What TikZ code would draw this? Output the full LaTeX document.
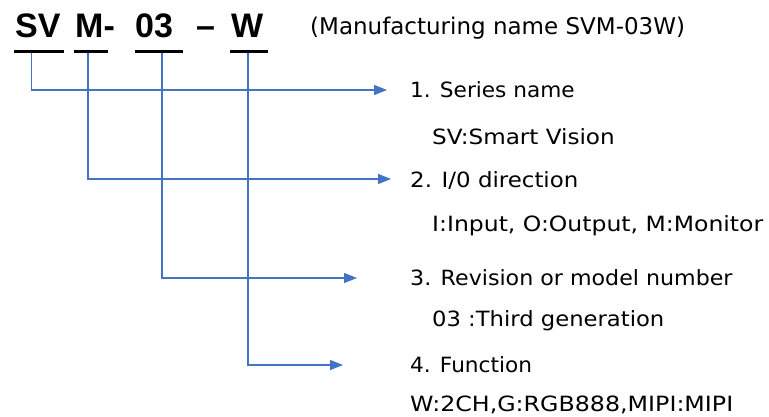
\documentclass[tikz,border=0pt]{standalone}
\usepackage{fontspec}
\usepackage{graphicx}
\setmainfont{DejaVu Sans}
\newfontfamily\titlefont{Liberation Sans}
\usetikzlibrary{arrows.meta}
\definecolor{linec}{HTML}{5873A6}
\definecolor{tipc}{HTML}{4472C4}
\tikzset{
  titlepart/.style={anchor=base west, inner sep=0pt, font=\titlefont\bfseries\fontsize{34}{40}\selectfont},
  uline/.style={line width=3pt, black},
  conn/.style={draw=linec, line width=1.3pt, -{Triangle[length=13pt,width=10pt,fill=tipc]}, tipc},
  head/.style={anchor=west, inner sep=0pt, font=\fontsize{21}{24}\selectfont},
  desc/.style={anchor=west, inner sep=0pt, font=\fontsize{21}{24}\selectfont}
}
\begin{document}
\begin{tikzpicture}[x=1pt,y=-1pt]
\useasboundingbox (0,0) rectangle (769,417);
% title parts
\node[titlepart] (sv) at (15,38) {SV};
\node[titlepart] (m) at (75,38) {M-};
\node[titlepart] (n03) at (135,38) {03};
\node[titlepart] (dash) at (196,38) {–};
\node[titlepart] (w) at (231,38) {W};
\node[anchor=base west, inner sep=0pt, font=\fontsize{23}{26}\selectfont] (mfg) at (310,35) {(Manufacturing name SVM-03W)};
% underlines
\coordinate (u1a) at (14,51.5); \coordinate (u1b) at (64,51.5);
\coordinate (u2a) at (74,51.5); \coordinate (u2b) at (108,51.5);
\coordinate (u3a) at (135,51.5); \coordinate (u3b) at (183,51.5);
\coordinate (u4a) at (230,51.5); \coordinate (u4b) at (268,51.5);
\draw[uline] (u1a) -- (u1b);
\draw[uline] (u2a) -- (u2b);
\draw[uline] (u3a) -- (u3b);
\draw[uline] (u4a) -- (u4b);
% connector starts
\coordinate (s1) at (31.5,53);
\coordinate (s2) at (88,53);
\coordinate (s3) at (162,53);
\coordinate (s4) at (248,53);
% arrow tips
\coordinate (t1) at (387,90);
\coordinate (t2) at (391,179);
\coordinate (t3) at (357,278);
\coordinate (t4) at (343,365);
% labels
\node[head] (h1) at (410,90) {\scalebox{1.03}[1]{1. Series name}};
\node[desc] (d1) at (432,137) {\scalebox{1.10}[1]{SV:Smart Vision}};
\node[head] (h2) at (410,180) {\scalebox{1.09}[1]{2. I/0 direction}};
\node[desc] (d2) at (432,226) {\scalebox{1.12}[1]{I:Input, O:Output, M:Monitor}};
\node[head] (h3) at (410,278) {\scalebox{1.055}[1]{3. Revision or model number}};
\node[desc] (d3) at (432,321) {\scalebox{1.08}[1]{03 :Third generation}};
\node[head] (h4) at (410,365) {\scalebox{1.03}[1]{4. Function}};
\node[desc, anchor=base west] (d4) at (410,411) {\scalebox{1.13}[1]{W:2CH,G:RGB888,MIPI:MIPI}};
% connectors
\draw[conn] (s1) |- (t1);
\draw[conn] (s2) |- (t2);
\draw[conn] (s3) |- (t3);
\draw[conn] (s4) |- (t4);
\end{tikzpicture}
\end{document}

------------

Objective:
What count of lines in the listing contain the word "Output"? Reply with the number only.

Solved problem:
2